Solve the equation by factoring, show all work.
5x^2=80
5x^2 = 80.
5x^2-80 = 0,
5(x^2-16) = 0,
5(x-4)(x+4) = 0,
Divide both sides by 5:
(x+4)(x-4) = 0,
x+4 = 0, X = -4.
x-4 = 0, X = 4.
To solve the equation 5x^2 = 80 by factoring, we follow these steps:
Step 1: Set the equation equal to zero by subtracting 80 from both sides:
5x^2 - 80 = 0
Step 2: Factor out the greatest common factor (GCF), which is 5:
5(x^2 - 16) = 0
Step 3: Factor the quadratic expression inside the parentheses.
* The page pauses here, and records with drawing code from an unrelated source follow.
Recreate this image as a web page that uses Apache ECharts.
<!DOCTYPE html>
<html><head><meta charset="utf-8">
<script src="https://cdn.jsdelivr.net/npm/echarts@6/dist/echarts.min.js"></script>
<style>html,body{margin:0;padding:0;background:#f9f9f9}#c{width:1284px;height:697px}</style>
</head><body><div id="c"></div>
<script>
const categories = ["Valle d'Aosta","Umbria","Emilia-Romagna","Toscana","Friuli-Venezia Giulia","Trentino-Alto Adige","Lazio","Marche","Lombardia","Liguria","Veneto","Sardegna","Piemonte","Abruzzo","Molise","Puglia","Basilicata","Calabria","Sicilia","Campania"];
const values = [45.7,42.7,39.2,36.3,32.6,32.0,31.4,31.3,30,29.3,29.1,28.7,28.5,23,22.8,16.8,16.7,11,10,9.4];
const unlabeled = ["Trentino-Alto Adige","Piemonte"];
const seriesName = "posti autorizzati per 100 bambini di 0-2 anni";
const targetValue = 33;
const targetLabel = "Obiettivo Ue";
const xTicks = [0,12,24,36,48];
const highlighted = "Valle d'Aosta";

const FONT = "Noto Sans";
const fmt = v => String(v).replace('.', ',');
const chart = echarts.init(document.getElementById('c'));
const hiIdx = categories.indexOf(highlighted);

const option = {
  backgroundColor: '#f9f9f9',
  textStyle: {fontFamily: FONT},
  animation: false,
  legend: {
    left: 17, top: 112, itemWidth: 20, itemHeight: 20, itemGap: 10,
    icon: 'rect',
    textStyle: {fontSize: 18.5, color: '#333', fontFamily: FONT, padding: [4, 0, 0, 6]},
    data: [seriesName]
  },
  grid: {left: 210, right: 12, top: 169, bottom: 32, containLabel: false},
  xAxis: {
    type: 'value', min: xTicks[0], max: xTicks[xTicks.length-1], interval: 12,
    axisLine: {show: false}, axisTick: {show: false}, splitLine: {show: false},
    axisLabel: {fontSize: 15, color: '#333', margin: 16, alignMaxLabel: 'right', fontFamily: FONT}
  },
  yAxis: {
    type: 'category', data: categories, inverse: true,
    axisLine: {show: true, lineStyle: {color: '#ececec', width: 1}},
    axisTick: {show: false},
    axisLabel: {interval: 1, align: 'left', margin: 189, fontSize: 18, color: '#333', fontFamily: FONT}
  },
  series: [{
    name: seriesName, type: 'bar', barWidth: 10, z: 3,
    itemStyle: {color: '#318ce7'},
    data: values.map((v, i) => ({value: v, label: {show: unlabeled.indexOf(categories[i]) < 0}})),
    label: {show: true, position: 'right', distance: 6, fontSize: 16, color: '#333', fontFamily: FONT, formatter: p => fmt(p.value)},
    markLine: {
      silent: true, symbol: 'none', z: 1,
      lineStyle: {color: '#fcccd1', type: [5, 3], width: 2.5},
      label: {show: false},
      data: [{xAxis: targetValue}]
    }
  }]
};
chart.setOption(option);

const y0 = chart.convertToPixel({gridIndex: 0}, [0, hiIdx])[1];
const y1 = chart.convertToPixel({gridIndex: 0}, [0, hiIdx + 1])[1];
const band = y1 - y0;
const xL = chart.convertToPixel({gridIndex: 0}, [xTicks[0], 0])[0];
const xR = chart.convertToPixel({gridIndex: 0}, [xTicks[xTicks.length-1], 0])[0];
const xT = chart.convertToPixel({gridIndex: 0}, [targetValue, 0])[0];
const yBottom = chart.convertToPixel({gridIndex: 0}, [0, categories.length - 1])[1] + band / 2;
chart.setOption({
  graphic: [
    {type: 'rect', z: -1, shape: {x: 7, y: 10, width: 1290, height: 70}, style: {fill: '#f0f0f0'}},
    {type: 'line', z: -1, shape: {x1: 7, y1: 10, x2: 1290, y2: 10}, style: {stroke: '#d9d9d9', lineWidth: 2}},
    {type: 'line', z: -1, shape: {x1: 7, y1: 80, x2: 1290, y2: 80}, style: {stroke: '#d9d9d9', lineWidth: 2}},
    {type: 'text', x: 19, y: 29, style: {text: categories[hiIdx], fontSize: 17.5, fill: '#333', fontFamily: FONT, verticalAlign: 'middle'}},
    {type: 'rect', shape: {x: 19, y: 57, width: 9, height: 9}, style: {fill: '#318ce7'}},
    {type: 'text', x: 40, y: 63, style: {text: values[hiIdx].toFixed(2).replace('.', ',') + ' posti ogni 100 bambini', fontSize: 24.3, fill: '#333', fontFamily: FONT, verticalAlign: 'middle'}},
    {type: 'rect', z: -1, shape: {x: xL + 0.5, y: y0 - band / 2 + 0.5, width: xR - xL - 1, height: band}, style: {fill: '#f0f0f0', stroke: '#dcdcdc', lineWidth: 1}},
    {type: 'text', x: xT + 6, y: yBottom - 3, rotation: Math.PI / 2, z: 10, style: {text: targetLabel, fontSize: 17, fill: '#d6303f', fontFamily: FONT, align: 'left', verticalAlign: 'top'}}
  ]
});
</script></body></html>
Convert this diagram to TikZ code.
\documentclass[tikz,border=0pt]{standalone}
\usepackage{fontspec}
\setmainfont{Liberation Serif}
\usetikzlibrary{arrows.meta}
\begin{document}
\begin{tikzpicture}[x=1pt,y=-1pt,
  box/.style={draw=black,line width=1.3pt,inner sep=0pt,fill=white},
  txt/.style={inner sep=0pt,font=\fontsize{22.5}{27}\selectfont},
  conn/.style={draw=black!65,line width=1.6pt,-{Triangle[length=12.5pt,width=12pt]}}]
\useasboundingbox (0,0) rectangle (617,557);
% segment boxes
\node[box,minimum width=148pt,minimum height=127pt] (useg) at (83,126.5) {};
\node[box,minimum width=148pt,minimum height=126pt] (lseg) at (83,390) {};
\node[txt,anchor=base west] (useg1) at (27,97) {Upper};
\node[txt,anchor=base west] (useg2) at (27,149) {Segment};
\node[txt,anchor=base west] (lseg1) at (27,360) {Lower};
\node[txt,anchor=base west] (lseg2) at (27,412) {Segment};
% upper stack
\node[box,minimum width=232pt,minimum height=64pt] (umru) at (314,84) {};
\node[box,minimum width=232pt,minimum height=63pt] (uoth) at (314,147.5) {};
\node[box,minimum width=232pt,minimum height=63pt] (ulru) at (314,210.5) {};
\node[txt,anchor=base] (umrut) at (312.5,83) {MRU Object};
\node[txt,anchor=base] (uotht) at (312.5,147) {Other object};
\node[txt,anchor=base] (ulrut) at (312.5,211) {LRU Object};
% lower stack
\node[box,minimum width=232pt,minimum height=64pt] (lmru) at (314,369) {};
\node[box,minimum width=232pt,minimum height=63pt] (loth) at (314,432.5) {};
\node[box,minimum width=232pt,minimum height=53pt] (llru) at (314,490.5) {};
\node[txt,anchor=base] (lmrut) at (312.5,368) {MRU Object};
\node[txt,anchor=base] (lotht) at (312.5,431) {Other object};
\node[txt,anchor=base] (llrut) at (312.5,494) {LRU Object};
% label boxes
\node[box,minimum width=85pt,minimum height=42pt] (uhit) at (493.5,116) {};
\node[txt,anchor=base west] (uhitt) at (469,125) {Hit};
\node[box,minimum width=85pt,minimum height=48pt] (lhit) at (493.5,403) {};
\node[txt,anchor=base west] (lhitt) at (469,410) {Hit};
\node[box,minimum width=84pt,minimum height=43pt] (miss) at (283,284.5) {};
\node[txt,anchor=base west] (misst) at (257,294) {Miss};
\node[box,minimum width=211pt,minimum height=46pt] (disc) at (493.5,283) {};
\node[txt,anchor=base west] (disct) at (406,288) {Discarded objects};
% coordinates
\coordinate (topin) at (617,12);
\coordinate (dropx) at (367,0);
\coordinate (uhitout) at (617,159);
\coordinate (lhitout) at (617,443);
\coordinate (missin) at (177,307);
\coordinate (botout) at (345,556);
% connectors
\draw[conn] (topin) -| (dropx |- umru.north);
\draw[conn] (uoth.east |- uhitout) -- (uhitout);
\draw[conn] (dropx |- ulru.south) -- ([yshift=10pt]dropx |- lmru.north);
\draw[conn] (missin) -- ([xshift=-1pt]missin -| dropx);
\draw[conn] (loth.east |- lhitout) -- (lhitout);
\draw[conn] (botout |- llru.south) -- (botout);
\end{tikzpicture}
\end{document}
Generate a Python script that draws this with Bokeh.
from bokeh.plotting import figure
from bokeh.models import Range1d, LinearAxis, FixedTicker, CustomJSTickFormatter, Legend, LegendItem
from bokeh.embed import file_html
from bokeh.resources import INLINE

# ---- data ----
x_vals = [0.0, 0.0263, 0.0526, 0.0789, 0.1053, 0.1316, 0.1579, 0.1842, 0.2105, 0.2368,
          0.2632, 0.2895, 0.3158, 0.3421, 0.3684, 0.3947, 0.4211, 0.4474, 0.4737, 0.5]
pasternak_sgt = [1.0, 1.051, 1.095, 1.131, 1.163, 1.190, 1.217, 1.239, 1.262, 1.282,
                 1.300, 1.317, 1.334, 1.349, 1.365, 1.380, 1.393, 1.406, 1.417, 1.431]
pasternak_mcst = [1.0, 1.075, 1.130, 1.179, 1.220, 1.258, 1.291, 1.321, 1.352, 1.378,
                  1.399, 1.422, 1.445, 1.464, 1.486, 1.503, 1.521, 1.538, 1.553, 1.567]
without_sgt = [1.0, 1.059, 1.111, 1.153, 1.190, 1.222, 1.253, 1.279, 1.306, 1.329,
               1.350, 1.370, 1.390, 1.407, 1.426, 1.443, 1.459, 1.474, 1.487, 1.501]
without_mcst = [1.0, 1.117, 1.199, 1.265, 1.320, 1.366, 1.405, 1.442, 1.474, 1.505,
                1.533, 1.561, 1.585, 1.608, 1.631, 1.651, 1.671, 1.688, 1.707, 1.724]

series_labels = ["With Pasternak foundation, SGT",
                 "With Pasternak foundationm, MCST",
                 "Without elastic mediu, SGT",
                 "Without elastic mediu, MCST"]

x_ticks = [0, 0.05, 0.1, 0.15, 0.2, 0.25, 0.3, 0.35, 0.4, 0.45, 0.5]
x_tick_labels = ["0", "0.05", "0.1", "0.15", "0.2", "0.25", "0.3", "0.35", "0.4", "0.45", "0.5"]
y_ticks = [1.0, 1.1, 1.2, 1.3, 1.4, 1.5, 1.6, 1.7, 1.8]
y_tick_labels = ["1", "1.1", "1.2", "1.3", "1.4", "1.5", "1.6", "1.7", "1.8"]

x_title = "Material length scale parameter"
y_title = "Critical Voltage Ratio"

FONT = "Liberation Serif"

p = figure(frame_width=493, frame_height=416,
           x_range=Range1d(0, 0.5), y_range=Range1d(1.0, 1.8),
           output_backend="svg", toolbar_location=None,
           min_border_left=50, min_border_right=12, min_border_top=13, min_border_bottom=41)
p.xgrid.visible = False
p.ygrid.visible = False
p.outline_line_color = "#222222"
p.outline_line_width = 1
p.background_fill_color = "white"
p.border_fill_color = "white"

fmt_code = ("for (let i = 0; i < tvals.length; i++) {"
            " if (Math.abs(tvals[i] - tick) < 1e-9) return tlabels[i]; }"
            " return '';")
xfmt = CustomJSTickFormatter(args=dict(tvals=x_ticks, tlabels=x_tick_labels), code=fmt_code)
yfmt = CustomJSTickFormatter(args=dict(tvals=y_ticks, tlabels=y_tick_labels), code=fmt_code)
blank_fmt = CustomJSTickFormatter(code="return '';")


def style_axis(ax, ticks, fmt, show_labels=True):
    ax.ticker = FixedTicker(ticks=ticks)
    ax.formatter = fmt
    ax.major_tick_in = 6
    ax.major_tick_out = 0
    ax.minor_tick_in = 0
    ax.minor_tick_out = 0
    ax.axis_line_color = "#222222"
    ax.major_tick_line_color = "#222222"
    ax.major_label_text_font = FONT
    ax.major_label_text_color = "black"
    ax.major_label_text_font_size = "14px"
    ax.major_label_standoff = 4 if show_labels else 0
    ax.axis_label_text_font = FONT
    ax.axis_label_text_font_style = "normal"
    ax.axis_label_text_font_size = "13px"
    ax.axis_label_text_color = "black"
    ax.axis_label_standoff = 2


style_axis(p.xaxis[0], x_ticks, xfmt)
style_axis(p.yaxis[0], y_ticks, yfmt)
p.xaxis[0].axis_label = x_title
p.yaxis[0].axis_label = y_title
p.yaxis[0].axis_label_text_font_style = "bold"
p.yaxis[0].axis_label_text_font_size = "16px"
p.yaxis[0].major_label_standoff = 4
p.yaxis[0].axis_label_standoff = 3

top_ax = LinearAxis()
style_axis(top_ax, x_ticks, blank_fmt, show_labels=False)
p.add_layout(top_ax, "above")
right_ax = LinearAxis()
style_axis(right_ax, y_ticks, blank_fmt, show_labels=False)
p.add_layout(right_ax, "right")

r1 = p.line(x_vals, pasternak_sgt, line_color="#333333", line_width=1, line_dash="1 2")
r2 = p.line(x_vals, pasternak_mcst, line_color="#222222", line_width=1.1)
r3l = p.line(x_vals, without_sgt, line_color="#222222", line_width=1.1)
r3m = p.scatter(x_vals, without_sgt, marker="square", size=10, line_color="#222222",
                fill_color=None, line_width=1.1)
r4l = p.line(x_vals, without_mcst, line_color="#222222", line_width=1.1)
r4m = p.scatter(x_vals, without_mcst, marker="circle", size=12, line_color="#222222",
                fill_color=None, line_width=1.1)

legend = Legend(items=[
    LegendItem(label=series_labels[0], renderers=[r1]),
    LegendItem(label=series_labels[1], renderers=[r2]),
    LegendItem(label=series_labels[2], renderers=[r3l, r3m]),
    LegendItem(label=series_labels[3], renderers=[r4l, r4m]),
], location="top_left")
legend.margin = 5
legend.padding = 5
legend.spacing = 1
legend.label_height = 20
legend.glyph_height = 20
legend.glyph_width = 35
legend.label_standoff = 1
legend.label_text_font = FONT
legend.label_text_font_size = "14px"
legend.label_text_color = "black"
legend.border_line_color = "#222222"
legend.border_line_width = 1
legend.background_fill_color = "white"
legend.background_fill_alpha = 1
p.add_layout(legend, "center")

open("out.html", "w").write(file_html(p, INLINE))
To do this, we look for a pair of numbers whose product is -16 and whose sum is zero. In this case, the numbers are 4 and -4:
5(x + 4)(x - 4) = 0
Step 4: Apply the zero product property, which states that if a product of factors equals zero, then at least one of the factors must be zero. In this case, either (x + 4) = 0 or (x - 4) = 0.
For the first factor:
x + 4 = 0
Subtract 4 from both sides:
x = -4
For the second factor:
x - 4 = 0
Add 4 to both sides:
x = 4
So the solutions to the equation 5x^2 = 80 are x = -4 and x = 4.